Hacker News

This seems to store the zfs send stream. That's a bad idea.

> Incremental ZFS send streams do not have any of these properties and full ZFS send streams only have a few of them. Neither full nor incremental streams have any resilience against damage to the stream; a stream is either entirely intact or it's useless. Neither has selective restores or readily available indexes. Incremental streams are completely useless without everything they're based on. All of these issues will sooner or later cause you pain if you use ZFS streams as a backup format.

https://utcc.utoronto.ca/~cks/space/blog/solaris/ZFSSendNotA...

TheNewsIsHere a day ago [ - ]

If you’re looking to ZFS send streams for many of ZFS’s guarantees, absolutely.

However ZFS replication was originally designed with the assumption and use case in mind that organizations would store the send streams as opaque blobs on tape. This is, in part, why storing send streams as blobs is still a thing people do.

There are some use cases where this makes sense. I’ve stored full send streams of archived ZFS file systems in S3(-compatible services) where integrity is handled at the platform level. In that use case I didn’t benefit from having every copy of the filesystem in question running on live storage media, and incremental sends/snapshots weren’t on the table. (I also SHA checksummed the resulting files, and did restore tests.)

There is also a misconception that frequently gets brought up in the ZFS community that the send stream format isn’t stable between versions and cannot be relied upon in future, but it absolutely is stable. In fact the ZoL manpage for send explicitly states that it is. As with anything in ZFS though, you want to move versions forward or not at all, rather than backward.

ticklyjunk 8 hours ago [ - ]

we are writing blobs/ objects to zfs tape volumes. it gives us an extra layer of defense from ransom attacks and satisfies our 321 requirement. We make the blobs transparent with some metadata tags. The objects are recorded in the catalog and we can pull individual files out of the blob. deepspace storage manages the tape gateway and catalog for the objects. short answer yes storing send streams to tape is doable robust workflow.

levkk 2 days ago [ - ]

Finally! Been looking for this a long time. File-based backups for large Pg databases are not very scalable (even incremental), having this in my toolkit would be amazing.

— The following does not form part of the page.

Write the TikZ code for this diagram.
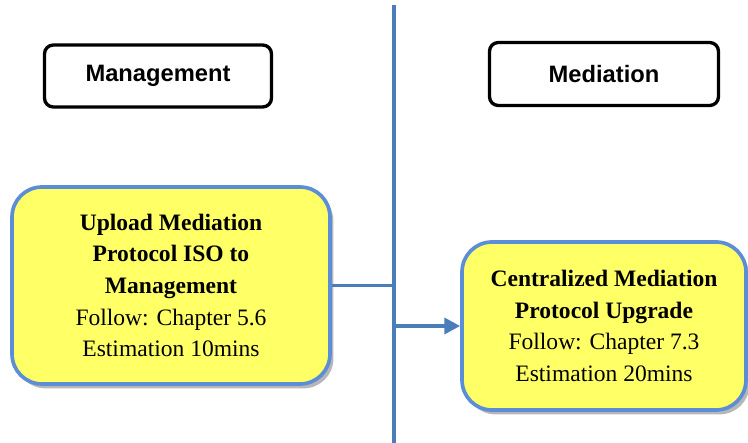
\documentclass[tikz,border=0pt]{standalone}
\usepackage{fontspec}
\setmainfont{Liberation Serif}
\setsansfont{Liberation Sans}
\usepackage{tikz}
\usetikzlibrary{arrows.meta}
\usetikzlibrary{positioning}
\usetikzlibrary{shadows}
\definecolor{laneblue}{RGB}{74,126,187}
\definecolor{boxblue}{RGB}{91,142,214}
\definecolor{taskyellow}{RGB}{255,255,102}

\begin{document}
\begin{tikzpicture}[x=0.02cm,
                    y=0.02cm,
                    thick,
                    lane/.style={draw=laneblue,line width=2.2pt},
                    head/.style={rectangle,rounded corners=5pt,draw,line width=1.9pt,
                                 font=\sffamily\bfseries\fontsize{13.5}{16}\selectfont},
                    task/.style={rectangle,rounded corners=17pt,draw=boxblue,line width=2.1pt,
                                 fill=taskyellow,align=center,
                                 drop shadow={shadow xshift=2pt,shadow yshift=-2.5pt,fill=gray!80,opacity=0.7},
                                 font=\fontsize{13.4}{18}\selectfont}
                    ]
  \useasboundingbox (0,0) rectangle (748,443);
  \coordinate (top) at (394,438);
  \coordinate (bot) at (394,0);
  \node[head, minimum width=4.54cm, minimum height=1.24cm] (mgmt) at (158,367) {Management};
  \node[head, minimum width=4.58cm, minimum height=1.26cm] (med) at (604,369) {Mediation};
  \node[task, minimum width=6.36cm, minimum height=3.94cm] (upload) at (171,157.5)
        {\textbf{Upload Mediation}\\ \textbf{Protocol ISO to}\\ \textbf{Management}\\ Follow: Chapter 5.6\\ Estimation 10mins};
  \node[task, minimum width=5.68cm, minimum height=3.36cm] (upgrade) at (604,117)
        {\textbf{Centralized Mediation}\\ \textbf{Protocol Upgrade}\\ Follow: Chapter 7.3\\ Estimation 20mins};
  \draw[lane] (top) -- (bot);
  \draw[lane] (upload.east) -- (upload.east -| top);
  \draw[lane,-{Triangle[length=9pt,width=9pt]}] (upgrade.west -| top) -- (upgrade.west);
\end{tikzpicture}
\end{document}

craftkiller 2 days ago [ - ]

I'm not sure I follow. Wouldn't this be file-based (zfs-dataset-based) incremental backups? I don't think this has anything to do with postgresql other than copying the style of pgBackRest.

blacklion 2 days ago [ - ]

this uses `zfs send @snapshot` which is block-level, not file-level.

craftkiller 2 days ago [ - ]

Oh! So the issue with large postgres backups is the number of files?

levkk 2 days ago [ - ]

No. Postgres data files are 1Gb each. When you change just one byte in a table, a whole 1Gb file gets updated (just 1 byte change, effectively). Your file-based backup tool now has to upload 1Gb of data to save 1 byte of actual changes.

mrflop a day ago [ - ]

That's a fair point, and it's a known challenge with file-based backups on systems like Postgres. That said, some backup systems implement chunk-level deduplication and content-addressable storage, which can significantly reduce the amount of data actually transferred, even when large files change slightly.

For example, tools like Plakar (contributor here) split data into smaller immutable chunks and only store the modified ones, avoiding full re-uploads of 1GB files when only a few bytes change.

Tostino 2 days ago [ - ]

They fixed that in pgbackrest a while ago: https://pgbackrest.org/user-guide.html#backup/block

It was a major pain point for my backups for years.

levkk 2 days ago [ - ]

Does that work with S3, etc.? I don't remember them allowing partial file uploads.

Tostino 2 days ago [ - ]

I believe so, because it is done in conjunction with their file bundling feature and doesn't rely on support from the blob storage backend.

They create a new file with the diffs of a bundle of Postgres files, and upload that to blob storage.